## EXERCISE PROMPT:
In the listing that follows, the range to quote begins at the line that has "Emit a Python" and ends after the line that has "plt.rcParams['ytick.color'] = 'black'"; quote it verbatim and add nothing.

## EXTRACTED RECORDS:
* * * * *

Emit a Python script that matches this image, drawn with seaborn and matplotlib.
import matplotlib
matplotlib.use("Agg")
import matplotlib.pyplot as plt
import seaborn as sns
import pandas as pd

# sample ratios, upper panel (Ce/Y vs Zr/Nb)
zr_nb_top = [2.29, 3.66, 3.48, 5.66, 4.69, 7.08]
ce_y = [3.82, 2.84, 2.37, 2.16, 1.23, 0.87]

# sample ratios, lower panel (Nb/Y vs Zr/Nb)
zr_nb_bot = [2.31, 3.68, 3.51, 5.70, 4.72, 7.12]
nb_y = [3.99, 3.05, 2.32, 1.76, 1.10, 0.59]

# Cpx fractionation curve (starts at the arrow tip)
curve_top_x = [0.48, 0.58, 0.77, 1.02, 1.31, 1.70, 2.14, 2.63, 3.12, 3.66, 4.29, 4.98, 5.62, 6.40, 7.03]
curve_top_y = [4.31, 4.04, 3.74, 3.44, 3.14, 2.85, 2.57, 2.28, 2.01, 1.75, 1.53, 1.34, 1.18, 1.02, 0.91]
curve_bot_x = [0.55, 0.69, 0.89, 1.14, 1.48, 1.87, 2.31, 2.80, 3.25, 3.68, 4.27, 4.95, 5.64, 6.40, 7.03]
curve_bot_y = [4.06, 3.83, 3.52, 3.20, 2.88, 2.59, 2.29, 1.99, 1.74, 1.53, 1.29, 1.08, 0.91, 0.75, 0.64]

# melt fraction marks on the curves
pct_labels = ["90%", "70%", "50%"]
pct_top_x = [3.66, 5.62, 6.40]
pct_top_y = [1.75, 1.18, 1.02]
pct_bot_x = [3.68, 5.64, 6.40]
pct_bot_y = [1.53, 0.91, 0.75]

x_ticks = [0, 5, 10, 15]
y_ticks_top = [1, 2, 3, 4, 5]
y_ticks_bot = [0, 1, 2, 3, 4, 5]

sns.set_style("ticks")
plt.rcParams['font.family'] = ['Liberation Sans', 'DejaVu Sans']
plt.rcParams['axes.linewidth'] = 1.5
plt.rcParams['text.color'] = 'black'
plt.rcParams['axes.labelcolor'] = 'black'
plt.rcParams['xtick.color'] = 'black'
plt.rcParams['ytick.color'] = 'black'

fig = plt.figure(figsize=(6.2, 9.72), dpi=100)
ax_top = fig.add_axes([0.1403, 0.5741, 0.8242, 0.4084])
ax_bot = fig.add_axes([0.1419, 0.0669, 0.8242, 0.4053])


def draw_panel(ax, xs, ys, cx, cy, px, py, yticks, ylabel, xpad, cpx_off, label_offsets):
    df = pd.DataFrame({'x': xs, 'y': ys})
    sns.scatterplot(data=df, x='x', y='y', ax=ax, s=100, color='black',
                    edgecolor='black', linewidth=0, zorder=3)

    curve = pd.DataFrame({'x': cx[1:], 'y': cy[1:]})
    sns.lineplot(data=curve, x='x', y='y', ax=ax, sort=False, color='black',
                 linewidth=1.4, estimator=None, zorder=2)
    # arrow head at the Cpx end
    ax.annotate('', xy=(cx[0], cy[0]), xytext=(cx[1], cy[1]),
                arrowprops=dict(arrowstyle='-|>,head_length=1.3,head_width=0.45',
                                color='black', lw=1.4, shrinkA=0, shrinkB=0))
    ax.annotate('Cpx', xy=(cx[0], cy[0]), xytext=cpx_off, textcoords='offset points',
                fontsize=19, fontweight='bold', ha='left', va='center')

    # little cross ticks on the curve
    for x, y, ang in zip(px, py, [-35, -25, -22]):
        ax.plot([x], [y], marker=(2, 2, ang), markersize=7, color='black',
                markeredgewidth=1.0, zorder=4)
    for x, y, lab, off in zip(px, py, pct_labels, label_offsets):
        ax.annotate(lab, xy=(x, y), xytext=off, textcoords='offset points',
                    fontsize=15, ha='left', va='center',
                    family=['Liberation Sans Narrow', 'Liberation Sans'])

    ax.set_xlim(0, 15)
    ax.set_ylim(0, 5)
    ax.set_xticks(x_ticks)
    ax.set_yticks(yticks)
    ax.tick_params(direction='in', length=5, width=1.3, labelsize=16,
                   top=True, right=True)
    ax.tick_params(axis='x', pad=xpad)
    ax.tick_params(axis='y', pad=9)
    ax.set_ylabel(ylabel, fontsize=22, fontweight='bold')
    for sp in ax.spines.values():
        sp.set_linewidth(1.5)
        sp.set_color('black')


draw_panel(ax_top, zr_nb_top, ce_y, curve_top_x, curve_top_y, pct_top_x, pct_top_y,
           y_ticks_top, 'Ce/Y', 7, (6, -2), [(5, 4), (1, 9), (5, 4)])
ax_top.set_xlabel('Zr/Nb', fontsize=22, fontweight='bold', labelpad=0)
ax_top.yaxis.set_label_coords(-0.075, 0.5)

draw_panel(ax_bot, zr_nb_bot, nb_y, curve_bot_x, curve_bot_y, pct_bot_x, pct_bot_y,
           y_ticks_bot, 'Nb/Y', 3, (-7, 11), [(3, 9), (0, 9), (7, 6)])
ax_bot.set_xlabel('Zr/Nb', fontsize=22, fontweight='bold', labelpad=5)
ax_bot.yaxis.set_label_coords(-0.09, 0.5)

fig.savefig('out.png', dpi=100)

* * * * *

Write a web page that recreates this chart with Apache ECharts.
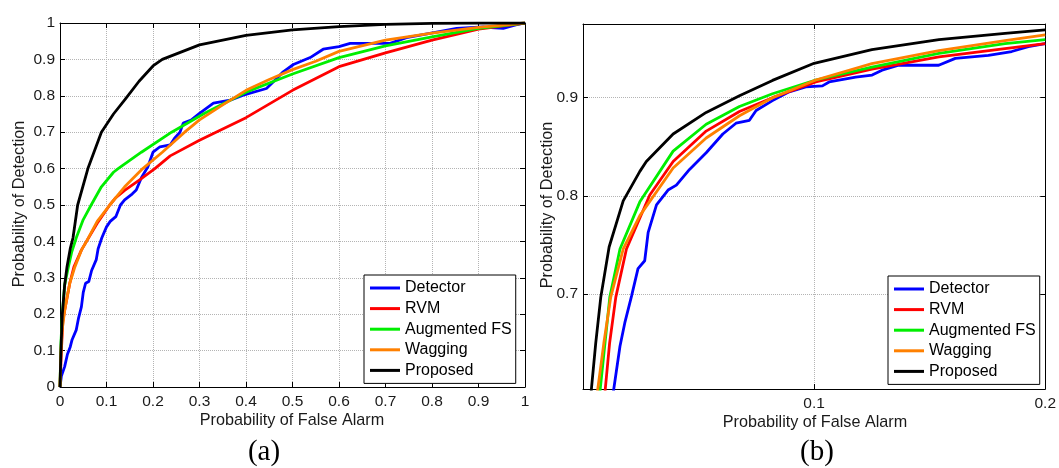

* * * * *

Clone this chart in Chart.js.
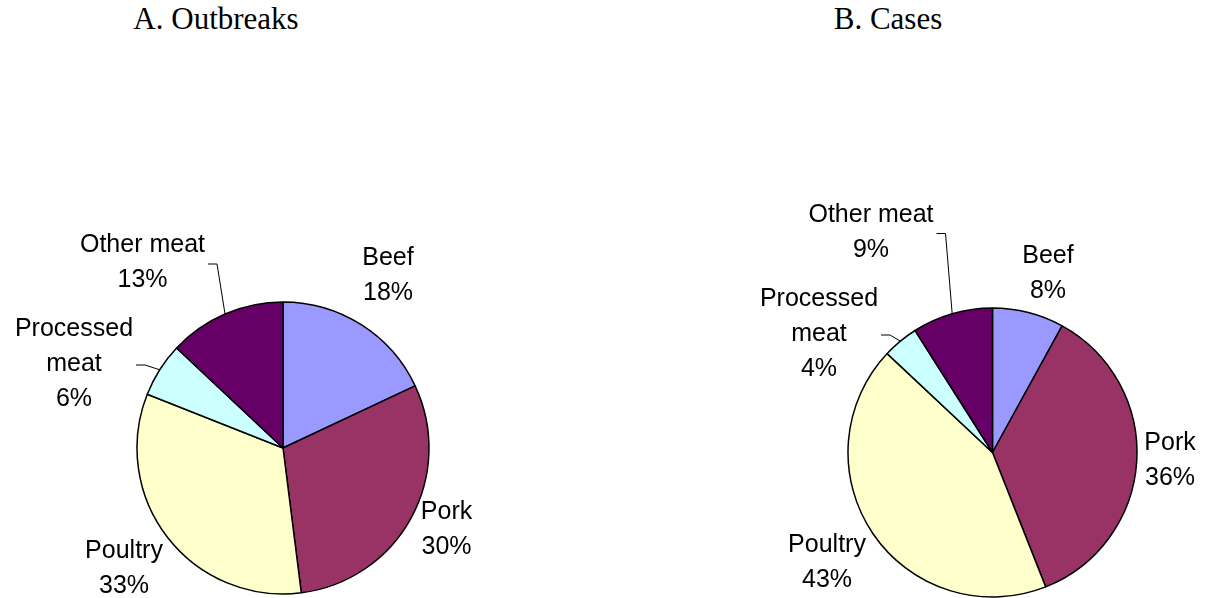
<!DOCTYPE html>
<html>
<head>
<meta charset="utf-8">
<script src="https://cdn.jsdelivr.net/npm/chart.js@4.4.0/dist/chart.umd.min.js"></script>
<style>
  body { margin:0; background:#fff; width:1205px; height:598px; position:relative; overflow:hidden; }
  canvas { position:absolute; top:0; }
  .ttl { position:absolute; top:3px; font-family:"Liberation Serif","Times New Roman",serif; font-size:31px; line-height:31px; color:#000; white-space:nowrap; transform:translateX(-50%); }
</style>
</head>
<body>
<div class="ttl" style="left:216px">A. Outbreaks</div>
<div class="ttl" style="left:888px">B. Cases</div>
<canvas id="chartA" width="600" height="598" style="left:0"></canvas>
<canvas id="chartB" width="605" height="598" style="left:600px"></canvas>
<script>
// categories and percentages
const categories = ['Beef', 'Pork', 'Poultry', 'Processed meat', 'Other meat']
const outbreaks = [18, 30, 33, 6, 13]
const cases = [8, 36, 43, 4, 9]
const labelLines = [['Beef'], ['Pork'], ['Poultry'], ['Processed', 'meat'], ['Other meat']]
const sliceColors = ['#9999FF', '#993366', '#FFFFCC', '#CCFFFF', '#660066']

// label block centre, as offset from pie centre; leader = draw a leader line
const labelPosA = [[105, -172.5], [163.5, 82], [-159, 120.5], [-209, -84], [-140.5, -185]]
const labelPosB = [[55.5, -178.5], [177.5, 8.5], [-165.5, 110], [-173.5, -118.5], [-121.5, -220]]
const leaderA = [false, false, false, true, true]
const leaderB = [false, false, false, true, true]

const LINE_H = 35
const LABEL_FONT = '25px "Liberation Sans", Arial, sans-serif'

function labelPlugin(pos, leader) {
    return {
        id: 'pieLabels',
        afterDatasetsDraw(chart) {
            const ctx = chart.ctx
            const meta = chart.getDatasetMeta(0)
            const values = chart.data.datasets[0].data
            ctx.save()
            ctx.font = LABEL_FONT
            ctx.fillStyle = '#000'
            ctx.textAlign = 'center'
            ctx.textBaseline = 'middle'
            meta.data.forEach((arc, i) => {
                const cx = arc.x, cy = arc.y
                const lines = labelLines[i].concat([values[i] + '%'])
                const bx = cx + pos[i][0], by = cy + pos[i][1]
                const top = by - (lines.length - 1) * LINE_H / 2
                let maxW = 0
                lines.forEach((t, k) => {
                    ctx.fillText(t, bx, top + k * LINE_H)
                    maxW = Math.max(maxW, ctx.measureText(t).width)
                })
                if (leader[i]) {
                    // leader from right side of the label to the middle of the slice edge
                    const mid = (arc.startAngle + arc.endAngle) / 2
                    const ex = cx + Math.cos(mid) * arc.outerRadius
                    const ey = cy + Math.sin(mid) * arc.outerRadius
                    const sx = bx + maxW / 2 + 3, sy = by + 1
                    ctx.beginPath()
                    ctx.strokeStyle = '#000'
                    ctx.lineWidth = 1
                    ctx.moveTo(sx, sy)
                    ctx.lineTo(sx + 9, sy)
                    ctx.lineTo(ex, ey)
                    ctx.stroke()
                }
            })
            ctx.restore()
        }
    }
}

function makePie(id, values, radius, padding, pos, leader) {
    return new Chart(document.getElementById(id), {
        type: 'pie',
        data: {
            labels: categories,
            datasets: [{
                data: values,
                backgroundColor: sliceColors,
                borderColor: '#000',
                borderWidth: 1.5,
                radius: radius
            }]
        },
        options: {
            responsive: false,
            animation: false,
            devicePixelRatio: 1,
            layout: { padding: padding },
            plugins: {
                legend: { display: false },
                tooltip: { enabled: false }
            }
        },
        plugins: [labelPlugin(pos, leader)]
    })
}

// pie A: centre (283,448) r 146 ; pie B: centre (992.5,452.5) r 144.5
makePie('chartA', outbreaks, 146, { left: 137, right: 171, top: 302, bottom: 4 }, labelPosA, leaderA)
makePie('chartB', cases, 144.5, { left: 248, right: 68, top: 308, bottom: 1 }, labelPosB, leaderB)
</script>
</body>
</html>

* * * * *

## OUTPUT OF THE EXERCISE:
Emit a Python script that matches this image, drawn with seaborn and matplotlib.
import matplotlib
matplotlib.use("Agg")
import matplotlib.pyplot as plt
import seaborn as sns
import pandas as pd

# sample ratios, upper panel (Ce/Y vs Zr/Nb)
zr_nb_top = [2.29, 3.66, 3.48, 5.66, 4.69, 7.08]
ce_y = [3.82, 2.84, 2.37, 2.16, 1.23, 0.87]

# sample ratios, lower panel (Nb/Y vs Zr/Nb)
zr_nb_bot = [2.31, 3.68, 3.51, 5.70, 4.72, 7.12]
nb_y = [3.99, 3.05, 2.32, 1.76, 1.10, 0.59]

# Cpx fractionation curve (starts at the arrow tip)
curve_top_x = [0.48, 0.58, 0.77, 1.02, 1.31, 1.70, 2.14, 2.63, 3.12, 3.66, 4.29, 4.98, 5.62, 6.40, 7.03]
curve_top_y = [4.31, 4.04, 3.74, 3.44, 3.14, 2.85, 2.57, 2.28, 2.01, 1.75, 1.53, 1.34, 1.18, 1.02, 0.91]
curve_bot_x = [0.55, 0.69, 0.89, 1.14, 1.48, 1.87, 2.31, 2.80, 3.25, 3.68, 4.27, 4.95, 5.64, 6.40, 7.03]
curve_bot_y = [4.06, 3.83, 3.52, 3.20, 2.88, 2.59, 2.29, 1.99, 1.74, 1.53, 1.29, 1.08, 0.91, 0.75, 0.64]

# melt fraction marks on the curves
pct_labels = ["90%", "70%", "50%"]
pct_top_x = [3.66, 5.62, 6.40]
pct_top_y = [1.75, 1.18, 1.02]
pct_bot_x = [3.68, 5.64, 6.40]
pct_bot_y = [1.53, 0.91, 0.75]

x_ticks = [0, 5, 10, 15]
y_ticks_top = [1, 2, 3, 4, 5]
y_ticks_bot = [0, 1, 2, 3, 4, 5]

sns.set_style("ticks")
plt.rcParams['font.family'] = ['Liberation Sans', 'DejaVu Sans']
plt.rcParams['axes.linewidth'] = 1.5
plt.rcParams['text.color'] = 'black'
plt.rcParams['axes.labelcolor'] = 'black'
plt.rcParams['xtick.color'] = 'black'
plt.rcParams['ytick.color'] = 'black'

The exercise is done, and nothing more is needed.